纵观中国戏曲诸剧种的兴起、形成与演变,声腔艺术起着关键的作用。往往一种声腔衰落,另一种声腔起而代之。南曲兴起代替了风靡一时的北曲,就是因为时世推移,旧时的听众已为一班新听众取代的缘故。剧种衰亡的根本原因在于脱离群众。如果剧种本身能够不断革新,适应时代的要求,跟随时代而前进,它的衰亡则是可以避免的。

陇剧现在正处于社会转型期。由于其形成于陇东皮影道情,故在甘肃全省达不到普及是显而易见的。其原因有二:一是作为甘肃地方戏剧种的代表,其语言属接近陕西关中语的陇东方言,而在全省范围内,这种语言仅分布在庆阳、平凉两地区,尤其对省会兰州来说,这种方言替代不了兰州话,加之全省各地区之间的语言复杂,语系不一,因此,陇剧欲想以地方剧种代表的姿态一统甘肃,有待对其方言作以重新研究、定位。其二,陇剧音乐的基调是陇东道情,在全省境内,其音乐色彩区分布狭窄,不具备对全省音乐因素的代表性,流传至河西、陇南、天水一带,群众学唱起来难以上口。特别是甘南、临夏两个少数民族地区的群众,更喜爱自己的民族音乐和“花儿”。甘肃有15个兄弟民族,语言、语态以及语系相当繁杂,白银、嘉峪关两地区又多操东北口音,无论从语音、语素上和音乐色彩区的划分上,很难让全甘肃人统一于关中语系这方面来,对陇剧的宣传、普及与提高均造成了一定的难度。

笔者认为,陇剧艺术的再发展问题,须从音乐改革方面狠下功夫。语言问题一时三刻难以解决。而音乐是一种情感艺术,其抽象性大于具象性。
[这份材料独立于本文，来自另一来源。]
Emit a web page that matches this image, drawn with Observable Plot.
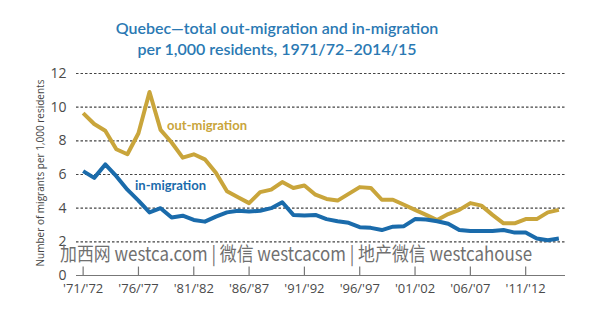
<!DOCTYPE html>
<html><head><meta charset="utf-8">
<script src="https://cdn.jsdelivr.net/npm/d3@7"></script>
<script src="https://cdn.jsdelivr.net/npm/@observablehq/plot@0.6"></script>
<style>
body{margin:0;background:#fff;width:593px;height:322px;position:relative;overflow:hidden;}
#title{position:absolute;left:0;width:554px;top:17px;text-align:center;color:#2a79b3;font:600 16px/21px Lato,sans-serif;}
#chart{position:absolute;left:0;top:62px;}
#ylab{position:absolute;left:40px;top:173px;width:240px;margin-left:-120px;text-align:center;transform:translateY(-50%) rotate(-90deg);font:10px "Open Sans",sans-serif;color:#444;white-space:nowrap;line-height:12px;}
#wm{position:absolute;left:60px;top:239px;font:19px "Noto Sans CJK SC",sans-serif;color:#707070;white-space:nowrap;transform:scaleX(0.89);transform-origin:0 0;}
</style></head>
<body>
<div id="title">Quebec—total out-migration and in-migration<br>per 1,000 residents, 1971/72–2014/15</div>
<div id="chart"></div>
<div id="ylab"></div>
<div id="wm">加西网 westca.com | 微信 westcacom | 地产微信 westcahouse</div>
<script>
const years = [1971,1972,1973,1974,1975,1976,1977,1978,1979,1980,1981,1982,1983,1984,1985,1986,1987,1988,1989,1990,1991,1992,1993,1994,1995,1996,1997,1998,1999,2000,2001,2002,2003,2004,2005,2006,2007,2008,2009,2010,2011,2012,2013,2014];
const outMigration = [9.65,9.0,8.6,7.5,7.2,8.45,10.9,8.65,7.9,7.0,7.2,6.9,6.1,5.0,4.65,4.3,4.95,5.1,5.55,5.2,5.35,4.8,4.55,4.45,4.85,5.25,5.2,4.5,4.5,4.2,3.9,3.6,3.3,3.65,3.9,4.3,4.15,3.6,3.1,3.1,3.35,3.35,3.75,3.9];
const inMigration = [6.2,5.8,6.6,5.9,5.1,4.45,3.75,4.0,3.45,3.55,3.3,3.2,3.5,3.75,3.85,3.8,3.85,4.0,4.35,3.6,3.57,3.6,3.35,3.22,3.13,2.87,2.83,2.7,2.9,2.93,3.35,3.33,3.22,3.07,2.7,2.64,2.64,2.65,2.7,2.55,2.55,2.2,2.1,2.2];
const tickYears = [1971,1976,1981,1986,1991,1996,2001,2006,2011];
const tickLabels = ["'71/'72","'76/'77","'81/'82","'86/'87","'91/'92","'96/'97","'01/'02","'06/'07","'11/'12"];
const yTicks = [0,2,4,6,8,10,12];
const gridValues = [2,4,6,8,10,12];
const seriesNames = ["out-migration","in-migration"];
const seriesColors = ["#c9a53b","#1a6bab"];
const yLabel = "Number of migrants per 1,000 residents";
const labelPos = [{name:"out-migration", year:1982.2, value:8.9},{name:"in-migration", year:1978.9, value:5.3}];

document.getElementById("ylab").textContent = yLabel;

const rows = [];
years.forEach((y,i)=>{
  rows.push({year:y, value:outMigration[i], series:seriesNames[0]});
  rows.push({year:y, value:inMigration[i], series:seriesNames[1]});
});

const chart = Plot.plot({
  width:593, height:260,
  marginLeft:76, marginRight:28, marginTop:11, marginBottom:47,
  style:{fontFamily:"'Open Sans',sans-serif", background:"transparent", overflow:"visible"},
  x:{domain:[1970.4,2014.6], axis:null},
  y:{domain:[0,12], axis:null},
  color:{domain:seriesNames, range:seriesColors},
  marks:[
    Plot.ruleY(gridValues, {stroke:"#444", strokeWidth:1.1, strokeDasharray:"2.5,2"}),
    Plot.ruleY([0], {stroke:"#777", strokeWidth:1.2}),
    Plot.ruleX(tickYears, {y1:0, y2:0.5, stroke:"#777", strokeWidth:1.2}),
    Plot.axisY({ticks:yTicks, tickSize:0, tickPadding:10, fontSize:14, color:"#4a4a4a", label:null}),
    Plot.axisX({ticks:tickYears, tickSize:0, tickPadding:8, fontSize:13, color:"#4a4a4a", label:null,
      tickFormat:(d)=>tickLabels[tickYears.indexOf(d)]}),
    Plot.line(rows, {x:"year", y:"value", z:"series", stroke:"series", strokeWidth:4, strokeLinejoin:"round", strokeLinecap:"butt"}),
    Plot.text(labelPos, {x:"year", y:"value", text:"name", fill:(d)=>d.name, fontSize:13, fontWeight:"bold", fontFamily:"Lato"})
  ]
});
document.getElementById("chart").appendChild(chart);
</script>
</body></html>
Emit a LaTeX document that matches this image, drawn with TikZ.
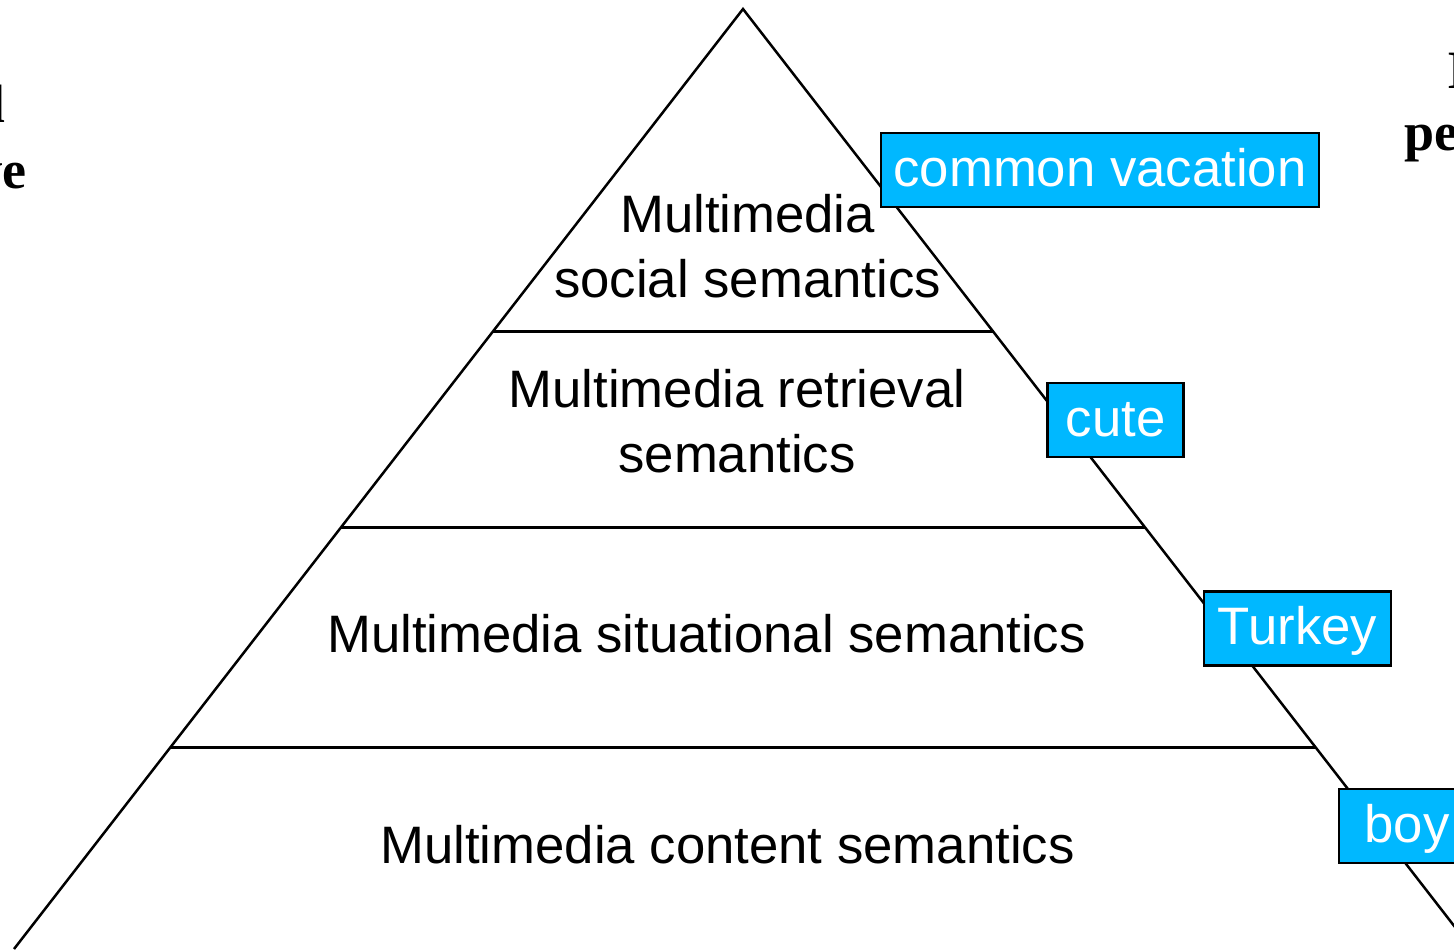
\documentclass[tikz,border=0pt]{standalone}
\usepackage{fontspec}
\setmainfont{Liberation Sans}
\newfontfamily\tnr{Liberation Serif}
\usetikzlibrary{calc}
\definecolor{boxblue}{RGB}{0,184,255}
\begin{document}
\begin{tikzpicture}[x=0.5pt,y=-0.5pt,
  lbl/.style={font=\fontsize{26.35}{32}\selectfont, inner sep=0pt, anchor=base},
  tag/.style={draw=black, line width=1.25pt, fill=boxblue, text=white,
    font=\fontsize{26.35}{32}\selectfont, inner sep=0pt,
    text height=19pt, text depth=2.6pt, minimum height=37pt},
  frag/.style={font=\tnr\bfseries\fontsize{27}{32}\selectfont, inner sep=0pt},
  side/.style={line width=1.25pt, line join=miter},
  hline/.style={line width=1.5pt}]
\useasboundingbox (0,0) rectangle (1454,949);
% pyramid
\coordinate (apex) at (743,9);
\coordinate (bl) at (14,949);
\coordinate (br) at (1472,949);
\draw[side] (bl) -- (apex) -- (br);
\coordinate (h1l) at ($(apex)!0.3436!(bl)$);
\coordinate (h1r) at ($(apex)!0.3436!(br)$);
\coordinate (h2l) at ($(apex)!0.5521!(bl)$);
\coordinate (h2r) at ($(apex)!0.5521!(br)$);
\coordinate (h3l) at ($(apex)!0.7851!(bl)$);
\coordinate (h3r) at ($(apex)!0.7851!(br)$);
\draw[hline] (h1l) -- (h1r);
\draw[hline] (h2l) -- (h2r);
\draw[hline] (h3l) -- (h3r);
% layer labels
\node[lbl] (soc1) at (747.5,232.7) {Multimedia};
\node[lbl] (soc2) at (747.5,297) {social semantics};
\node[lbl] (ret1) at (737,407) {Multimedia retrieval};
\node[lbl] (ret2) at (737,472) {semantics};
\node[lbl] (sit) at (706.5,652) {Multimedia situational semantics};
\node[lbl] (con) at (727.5,863) {Multimedia content semantics};
% tags
\node[tag, minimum width=219pt] (cv) at (1100,170) {common vacation};
\node[tag, minimum width=68pt] (cute) at (1115.5,420) {cute};
\node[tag, minimum width=93.5pt] (turkey) at (1297.5,628.5) {Turkey};
\node[tag, minimum width=68pt] (boy) at (1407,826) {boy};
% cut-off fragments at the edges
\node[frag, anchor=base east] (fl1) at (6,122) {l};
\node[frag, anchor=base east] (fl2) at (27,188) {ve};
\node[frag, anchor=base west] (fr1) at (1447,88) {I};
\node[frag, anchor=base west] (fr2) at (1404,150) {pe};
\end{tikzpicture}
\end{document}
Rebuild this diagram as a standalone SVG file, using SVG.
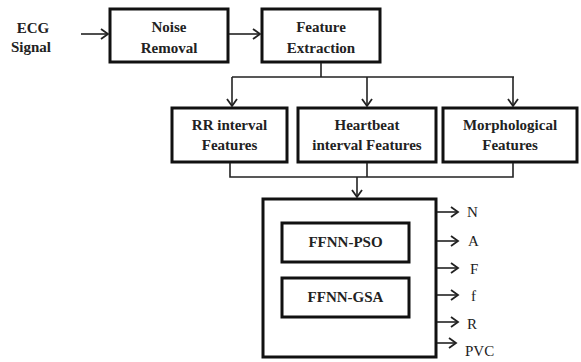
<svg xmlns="http://www.w3.org/2000/svg" width="581" height="362" viewBox="0 0 581 362">
<style>
.box{fill:#fff;stroke:#111;stroke-width:3}
.t{font-family:"Liberation Serif","Times New Roman",serif;font-weight:bold;font-size:15px;fill:#222;text-anchor:middle}
.o{font-family:"Liberation Serif","Times New Roman",serif;font-size:15px;fill:#222}
.c{fill:none;stroke:#222;stroke-width:1.6}
</style>
<defs>
<marker id="ah" markerUnits="userSpaceOnUse" markerWidth="12" markerHeight="14" refX="9" refY="6" orient="auto" viewBox="0 0 12 12">
<path d="M2,1 L9,6 L2,11" fill="none" stroke="#222" stroke-width="1.8"/>
</marker>
</defs>
<rect width="581" height="362" fill="#fff"/>
<g id="ecg"><text class="t" x="33" y="33">ECG</text><text class="t" x="31" y="52">Signal</text></g>
<g id="noise"><rect class="box" x="110" y="9" width="118" height="53"/><text class="t" x="169" y="32">Noise</text><text class="t" x="169" y="53">Removal</text></g>
<g id="feature"><rect class="box" x="262" y="9" width="118" height="53"/><text class="t" x="321" y="32">Feature</text><text class="t" x="321" y="53">Extraction</text></g>
<g id="rr"><rect class="box" x="172" y="108" width="115" height="54"/><text class="t" x="229.5" y="130">RR interval</text><text class="t" x="229.5" y="150">Features</text></g>
<g id="hb"><rect class="box" x="298" y="108" width="138" height="54"/><text class="t" x="367" y="130">Heartbeat</text><text class="t" x="367" y="150">interval Features</text></g>
<g id="morph"><rect class="box" x="443" y="108" width="134" height="54"/><text class="t" x="510" y="130">Morphological</text><text class="t" x="510" y="150">Features</text></g>
<g id="classifier"><rect class="box" x="263" y="199" width="173" height="158"/></g>
<g id="pso"><rect class="box" x="282" y="223" width="127" height="39"/><text class="t" x="345.5" y="247">FFNN-PSO</text></g>
<g id="gsa"><rect class="box" x="282" y="278" width="127" height="39"/><text class="t" x="345.5" y="302">FFNN-GSA</text></g>
<g id="outputs">
<text class="o" x="467" y="217">N</text>
<text class="o" x="468" y="246">A</text>
<text class="o" x="470" y="274">F</text>
<text class="o" x="471" y="301">f</text>
<text class="o" x="467" y="329">R</text>
<text class="o" x="465" y="356">PVC</text>
</g>
<g id="connectors">
<line class="c" x1="81" y1="34" x2="108" y2="34" marker-end="url(#ah)"/>
<line class="c" x1="229" y1="34" x2="260" y2="34" marker-end="url(#ah)"/>
<path class="c" d="M321,63 V77 M232,77 H514"/>
<line class="c" x1="232" y1="77" x2="232" y2="106" marker-end="url(#ah)"/>
<line class="c" x1="367" y1="77" x2="367" y2="106" marker-end="url(#ah)"/>
<line class="c" x1="513" y1="77" x2="513" y2="106" marker-end="url(#ah)"/>
<path class="c" d="M230,163 V177 H513 V163 M367,163 V177"/>
<line class="c" x1="357" y1="177" x2="357" y2="197" marker-end="url(#ah)"/>
<line class="c" x1="437" y1="212" x2="458" y2="212" marker-end="url(#ah)"/>
<line class="c" x1="437" y1="241" x2="458" y2="241" marker-end="url(#ah)"/>
<line class="c" x1="437" y1="268" x2="458" y2="268" marker-end="url(#ah)"/>
<line class="c" x1="437" y1="295" x2="458" y2="295" marker-end="url(#ah)"/>
<line class="c" x1="437" y1="322" x2="458" y2="322" marker-end="url(#ah)"/>
<line class="c" x1="437" y1="343" x2="456" y2="343" marker-end="url(#ah)"/>
</g>
</svg>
如果借鉴京剧和川剧声腔艺术经验,陇剧应作为甘肃地方剧种的“官称”或“统称”,在“陇剧”称谓的名下,应包容甘肃境内所有的地方戏曲种,如陇剧一陇东道情;陇剧一陇南引子腔;陇剧一秦安小曲;陇剧一平凉灯盏头等等。像川剧那样,包容四川省境内的所有戏曲剧种和曲种。川剧容“昆、高、胡、弹、灯”于一体,每演一个剧目,便可从川剧的大概念中分出各种艺术形式,如川剧一昆腔、川剧一高腔、川剧一胡琴、川剧一弹戏、川剧一花灯,但统称为“川剧”。又如京剧容西皮、汉调、徽调、昆腔、梆子、罗罗等多种声腔。而京剧最为优秀的则是化零为整,高度统一,使外来文化成为北京文化的具体象征,并成为中国戏曲集大成者之代表。本文最后提出这一不太成熟的设想,旨在抛砖引玉,以求陇剧音乐的发展能成为真正的、名副其实的甘肃地方剧种的代表。

“有容乃大”,是我对陇剧艺术未来的企盼与渴望。